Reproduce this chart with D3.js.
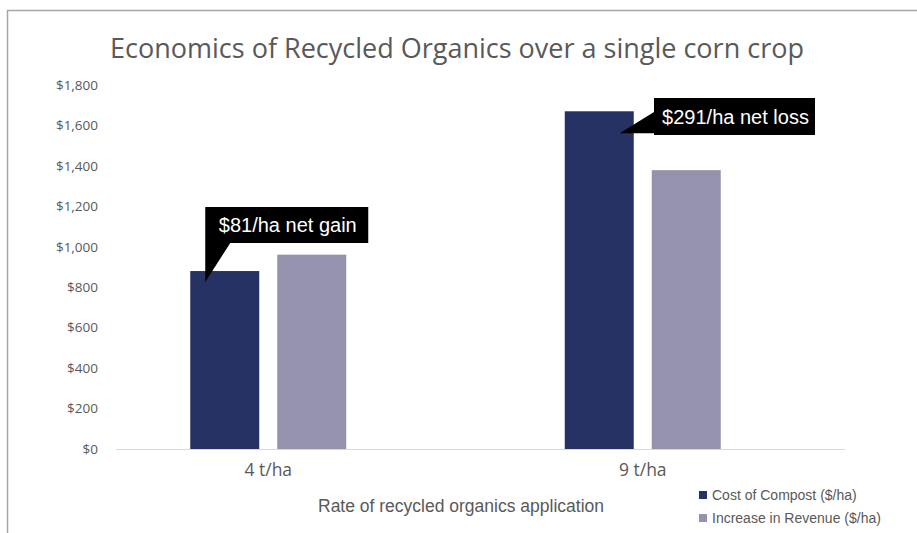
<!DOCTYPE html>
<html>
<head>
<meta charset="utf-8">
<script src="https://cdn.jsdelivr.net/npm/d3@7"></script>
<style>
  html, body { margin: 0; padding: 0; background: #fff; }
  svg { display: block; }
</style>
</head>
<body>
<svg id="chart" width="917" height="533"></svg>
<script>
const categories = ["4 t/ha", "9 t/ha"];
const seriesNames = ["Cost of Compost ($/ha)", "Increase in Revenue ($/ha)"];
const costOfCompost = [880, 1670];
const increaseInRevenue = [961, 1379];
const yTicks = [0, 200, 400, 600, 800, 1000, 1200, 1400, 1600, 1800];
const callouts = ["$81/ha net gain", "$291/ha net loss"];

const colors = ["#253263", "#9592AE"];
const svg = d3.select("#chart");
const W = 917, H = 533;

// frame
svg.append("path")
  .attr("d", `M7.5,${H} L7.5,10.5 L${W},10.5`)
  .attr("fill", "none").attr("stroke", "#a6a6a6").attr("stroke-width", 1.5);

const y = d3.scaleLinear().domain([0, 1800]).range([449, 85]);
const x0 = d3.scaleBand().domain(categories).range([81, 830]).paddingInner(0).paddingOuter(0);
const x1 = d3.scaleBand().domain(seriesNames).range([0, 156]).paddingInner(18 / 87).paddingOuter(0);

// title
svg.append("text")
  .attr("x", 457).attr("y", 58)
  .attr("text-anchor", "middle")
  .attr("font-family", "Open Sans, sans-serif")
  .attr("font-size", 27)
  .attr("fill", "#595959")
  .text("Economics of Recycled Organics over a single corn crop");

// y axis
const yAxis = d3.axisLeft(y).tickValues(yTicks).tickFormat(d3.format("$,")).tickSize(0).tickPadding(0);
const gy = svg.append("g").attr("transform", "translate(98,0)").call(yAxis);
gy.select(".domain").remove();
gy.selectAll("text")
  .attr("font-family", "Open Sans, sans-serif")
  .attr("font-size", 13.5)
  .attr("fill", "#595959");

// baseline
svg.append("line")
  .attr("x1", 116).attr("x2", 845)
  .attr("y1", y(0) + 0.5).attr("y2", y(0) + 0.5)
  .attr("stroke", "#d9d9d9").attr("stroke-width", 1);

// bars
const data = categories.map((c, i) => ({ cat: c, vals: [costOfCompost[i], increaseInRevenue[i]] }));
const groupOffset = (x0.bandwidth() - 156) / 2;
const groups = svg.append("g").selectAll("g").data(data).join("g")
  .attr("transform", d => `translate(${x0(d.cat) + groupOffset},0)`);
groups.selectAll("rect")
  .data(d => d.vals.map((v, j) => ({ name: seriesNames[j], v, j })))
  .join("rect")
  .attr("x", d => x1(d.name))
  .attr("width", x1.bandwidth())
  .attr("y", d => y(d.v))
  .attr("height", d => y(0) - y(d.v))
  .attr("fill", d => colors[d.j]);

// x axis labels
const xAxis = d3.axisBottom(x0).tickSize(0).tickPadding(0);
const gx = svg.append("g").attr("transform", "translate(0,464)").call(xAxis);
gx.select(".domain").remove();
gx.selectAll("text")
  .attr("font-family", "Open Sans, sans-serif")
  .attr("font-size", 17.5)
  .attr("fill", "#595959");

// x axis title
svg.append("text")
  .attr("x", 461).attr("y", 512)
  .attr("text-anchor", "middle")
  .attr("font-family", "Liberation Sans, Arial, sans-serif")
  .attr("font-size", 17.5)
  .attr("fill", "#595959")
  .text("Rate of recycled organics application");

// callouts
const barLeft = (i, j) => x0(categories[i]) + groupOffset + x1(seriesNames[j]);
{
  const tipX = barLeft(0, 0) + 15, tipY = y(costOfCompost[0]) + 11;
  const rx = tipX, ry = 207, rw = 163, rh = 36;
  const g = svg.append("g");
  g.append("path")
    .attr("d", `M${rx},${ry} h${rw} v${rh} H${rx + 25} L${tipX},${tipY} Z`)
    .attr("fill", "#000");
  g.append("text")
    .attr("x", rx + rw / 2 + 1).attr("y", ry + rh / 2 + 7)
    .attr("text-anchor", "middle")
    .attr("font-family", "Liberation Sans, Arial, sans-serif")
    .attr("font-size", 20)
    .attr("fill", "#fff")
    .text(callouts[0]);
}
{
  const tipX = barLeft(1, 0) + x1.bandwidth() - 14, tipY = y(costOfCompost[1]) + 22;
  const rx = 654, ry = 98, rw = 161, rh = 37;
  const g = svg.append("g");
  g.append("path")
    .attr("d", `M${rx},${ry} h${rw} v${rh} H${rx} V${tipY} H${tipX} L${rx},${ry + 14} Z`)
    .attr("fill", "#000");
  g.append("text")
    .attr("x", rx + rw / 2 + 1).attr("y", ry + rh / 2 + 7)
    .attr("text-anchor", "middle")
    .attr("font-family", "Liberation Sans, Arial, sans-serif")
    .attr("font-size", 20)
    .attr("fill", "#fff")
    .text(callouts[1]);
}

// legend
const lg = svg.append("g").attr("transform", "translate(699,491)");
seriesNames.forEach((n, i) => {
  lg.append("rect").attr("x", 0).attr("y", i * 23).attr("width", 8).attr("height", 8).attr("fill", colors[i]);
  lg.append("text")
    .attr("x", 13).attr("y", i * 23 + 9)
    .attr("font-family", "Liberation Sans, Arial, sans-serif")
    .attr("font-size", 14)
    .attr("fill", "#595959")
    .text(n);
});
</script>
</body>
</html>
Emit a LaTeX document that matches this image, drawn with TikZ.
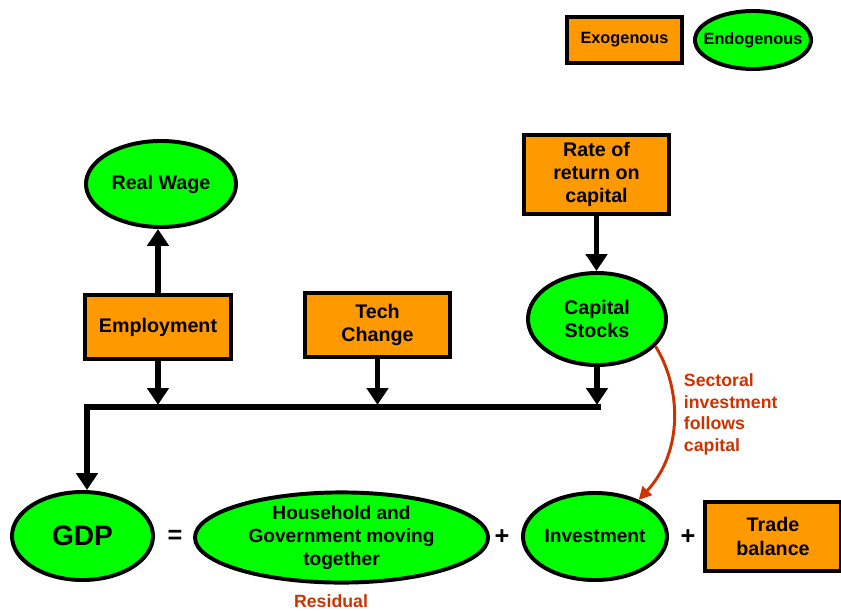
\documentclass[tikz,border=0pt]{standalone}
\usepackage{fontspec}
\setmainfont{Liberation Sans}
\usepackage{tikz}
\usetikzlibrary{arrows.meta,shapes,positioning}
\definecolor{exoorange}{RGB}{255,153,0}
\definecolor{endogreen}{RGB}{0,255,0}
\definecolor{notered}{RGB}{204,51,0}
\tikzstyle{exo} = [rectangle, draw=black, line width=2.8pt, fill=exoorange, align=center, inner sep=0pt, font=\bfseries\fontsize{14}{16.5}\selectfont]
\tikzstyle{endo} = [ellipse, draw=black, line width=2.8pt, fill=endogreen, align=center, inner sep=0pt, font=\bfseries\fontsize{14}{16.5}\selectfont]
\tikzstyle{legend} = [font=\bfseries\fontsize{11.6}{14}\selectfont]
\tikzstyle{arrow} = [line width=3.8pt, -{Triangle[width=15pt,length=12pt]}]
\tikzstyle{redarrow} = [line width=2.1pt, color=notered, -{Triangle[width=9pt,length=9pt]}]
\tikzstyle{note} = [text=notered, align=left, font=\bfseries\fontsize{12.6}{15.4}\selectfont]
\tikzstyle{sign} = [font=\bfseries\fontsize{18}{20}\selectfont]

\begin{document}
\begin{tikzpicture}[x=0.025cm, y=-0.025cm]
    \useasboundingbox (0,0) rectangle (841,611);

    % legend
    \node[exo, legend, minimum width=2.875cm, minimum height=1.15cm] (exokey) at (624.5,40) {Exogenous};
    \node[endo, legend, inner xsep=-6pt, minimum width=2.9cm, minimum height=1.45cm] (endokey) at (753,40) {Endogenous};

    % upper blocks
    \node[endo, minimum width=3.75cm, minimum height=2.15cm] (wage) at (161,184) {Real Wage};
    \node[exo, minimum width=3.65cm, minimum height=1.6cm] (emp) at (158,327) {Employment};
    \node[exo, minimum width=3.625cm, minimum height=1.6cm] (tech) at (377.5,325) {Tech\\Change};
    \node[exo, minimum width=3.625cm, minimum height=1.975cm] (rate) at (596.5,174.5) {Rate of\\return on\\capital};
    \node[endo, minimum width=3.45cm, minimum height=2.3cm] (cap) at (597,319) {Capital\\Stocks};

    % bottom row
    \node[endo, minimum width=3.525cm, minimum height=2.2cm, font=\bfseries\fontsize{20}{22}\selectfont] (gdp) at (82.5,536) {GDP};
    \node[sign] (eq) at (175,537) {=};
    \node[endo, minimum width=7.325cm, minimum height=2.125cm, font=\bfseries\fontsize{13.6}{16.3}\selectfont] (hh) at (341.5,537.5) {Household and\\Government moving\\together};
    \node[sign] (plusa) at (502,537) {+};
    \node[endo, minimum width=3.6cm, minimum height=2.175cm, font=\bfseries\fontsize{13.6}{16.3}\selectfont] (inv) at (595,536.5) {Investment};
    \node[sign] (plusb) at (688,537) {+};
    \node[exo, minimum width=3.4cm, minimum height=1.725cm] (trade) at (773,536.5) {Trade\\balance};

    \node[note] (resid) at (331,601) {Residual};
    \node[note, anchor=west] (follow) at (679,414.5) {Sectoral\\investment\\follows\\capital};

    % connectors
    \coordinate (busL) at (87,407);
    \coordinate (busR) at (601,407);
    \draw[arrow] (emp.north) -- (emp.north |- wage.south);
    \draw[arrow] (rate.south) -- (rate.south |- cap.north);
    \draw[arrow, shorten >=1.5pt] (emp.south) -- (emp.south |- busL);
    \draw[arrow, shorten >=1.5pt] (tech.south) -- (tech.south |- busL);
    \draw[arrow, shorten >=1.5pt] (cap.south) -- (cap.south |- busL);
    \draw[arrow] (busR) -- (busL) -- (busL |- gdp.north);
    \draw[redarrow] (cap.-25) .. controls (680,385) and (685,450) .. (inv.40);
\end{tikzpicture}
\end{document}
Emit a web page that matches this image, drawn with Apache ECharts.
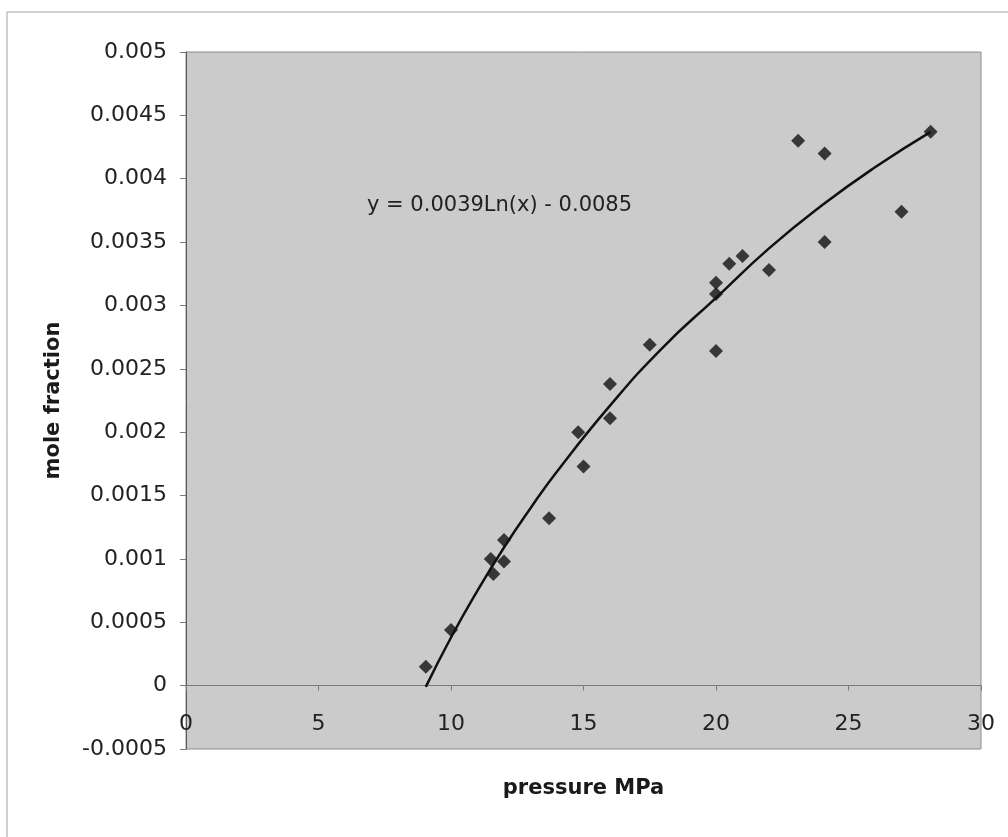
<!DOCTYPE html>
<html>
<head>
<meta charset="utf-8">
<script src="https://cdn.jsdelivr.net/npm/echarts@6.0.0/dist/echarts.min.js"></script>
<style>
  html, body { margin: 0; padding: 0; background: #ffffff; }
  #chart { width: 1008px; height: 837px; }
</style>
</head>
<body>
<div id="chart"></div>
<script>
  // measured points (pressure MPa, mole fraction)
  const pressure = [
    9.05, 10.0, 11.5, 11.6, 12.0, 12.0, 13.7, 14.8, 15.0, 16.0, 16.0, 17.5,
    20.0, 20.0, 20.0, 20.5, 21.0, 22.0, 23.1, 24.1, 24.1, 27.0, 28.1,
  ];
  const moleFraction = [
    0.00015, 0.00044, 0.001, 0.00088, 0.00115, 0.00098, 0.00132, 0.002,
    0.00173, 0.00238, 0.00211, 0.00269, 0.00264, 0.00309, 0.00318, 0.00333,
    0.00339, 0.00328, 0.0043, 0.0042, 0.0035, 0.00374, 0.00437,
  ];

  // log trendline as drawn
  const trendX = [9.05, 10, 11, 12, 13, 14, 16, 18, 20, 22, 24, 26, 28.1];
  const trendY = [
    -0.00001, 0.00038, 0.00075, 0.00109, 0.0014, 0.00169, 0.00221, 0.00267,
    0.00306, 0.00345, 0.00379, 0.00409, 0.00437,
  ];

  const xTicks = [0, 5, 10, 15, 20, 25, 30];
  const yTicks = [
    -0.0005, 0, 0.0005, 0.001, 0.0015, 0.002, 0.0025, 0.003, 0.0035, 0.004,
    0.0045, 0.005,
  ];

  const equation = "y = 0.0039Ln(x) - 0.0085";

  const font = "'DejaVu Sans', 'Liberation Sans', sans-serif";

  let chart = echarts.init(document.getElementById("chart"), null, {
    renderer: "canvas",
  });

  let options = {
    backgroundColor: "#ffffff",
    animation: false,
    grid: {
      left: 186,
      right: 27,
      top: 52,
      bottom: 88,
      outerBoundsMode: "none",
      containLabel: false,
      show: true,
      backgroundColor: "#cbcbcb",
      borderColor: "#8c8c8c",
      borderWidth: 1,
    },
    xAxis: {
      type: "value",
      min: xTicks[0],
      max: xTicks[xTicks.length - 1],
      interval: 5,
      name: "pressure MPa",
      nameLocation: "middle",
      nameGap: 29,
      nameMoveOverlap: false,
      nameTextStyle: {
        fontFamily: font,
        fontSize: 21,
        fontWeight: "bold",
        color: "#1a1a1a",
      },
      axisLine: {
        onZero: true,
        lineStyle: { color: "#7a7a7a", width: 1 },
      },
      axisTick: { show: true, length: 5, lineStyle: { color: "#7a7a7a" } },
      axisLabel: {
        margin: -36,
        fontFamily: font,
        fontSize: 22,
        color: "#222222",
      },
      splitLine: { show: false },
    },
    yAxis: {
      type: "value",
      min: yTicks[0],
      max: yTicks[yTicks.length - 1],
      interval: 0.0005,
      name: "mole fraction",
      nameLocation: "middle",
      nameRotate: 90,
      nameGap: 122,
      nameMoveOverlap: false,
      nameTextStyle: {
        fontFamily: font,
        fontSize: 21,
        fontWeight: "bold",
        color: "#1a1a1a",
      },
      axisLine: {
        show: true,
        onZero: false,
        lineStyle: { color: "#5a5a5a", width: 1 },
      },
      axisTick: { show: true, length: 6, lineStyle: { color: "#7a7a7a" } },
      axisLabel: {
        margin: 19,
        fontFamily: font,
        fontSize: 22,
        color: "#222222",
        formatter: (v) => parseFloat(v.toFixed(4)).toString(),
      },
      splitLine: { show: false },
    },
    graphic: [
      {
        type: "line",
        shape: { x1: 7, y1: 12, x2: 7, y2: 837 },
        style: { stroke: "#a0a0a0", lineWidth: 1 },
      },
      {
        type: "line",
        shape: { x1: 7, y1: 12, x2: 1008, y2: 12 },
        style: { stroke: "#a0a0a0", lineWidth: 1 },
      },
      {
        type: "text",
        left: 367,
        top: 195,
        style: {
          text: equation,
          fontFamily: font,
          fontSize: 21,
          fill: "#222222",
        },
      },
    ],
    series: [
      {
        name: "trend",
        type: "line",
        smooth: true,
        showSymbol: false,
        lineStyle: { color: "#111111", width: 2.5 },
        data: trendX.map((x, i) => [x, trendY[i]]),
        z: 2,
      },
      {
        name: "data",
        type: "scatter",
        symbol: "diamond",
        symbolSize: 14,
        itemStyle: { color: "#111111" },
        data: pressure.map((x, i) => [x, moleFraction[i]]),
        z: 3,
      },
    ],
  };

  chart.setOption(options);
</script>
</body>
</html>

### What is required
Examine the records and pull out every line where the string "matches" occurs.

### Response
Emit a LaTeX document that matches this image, drawn with TikZ.
Emit a web page that matches this image, drawn with Apache ECharts.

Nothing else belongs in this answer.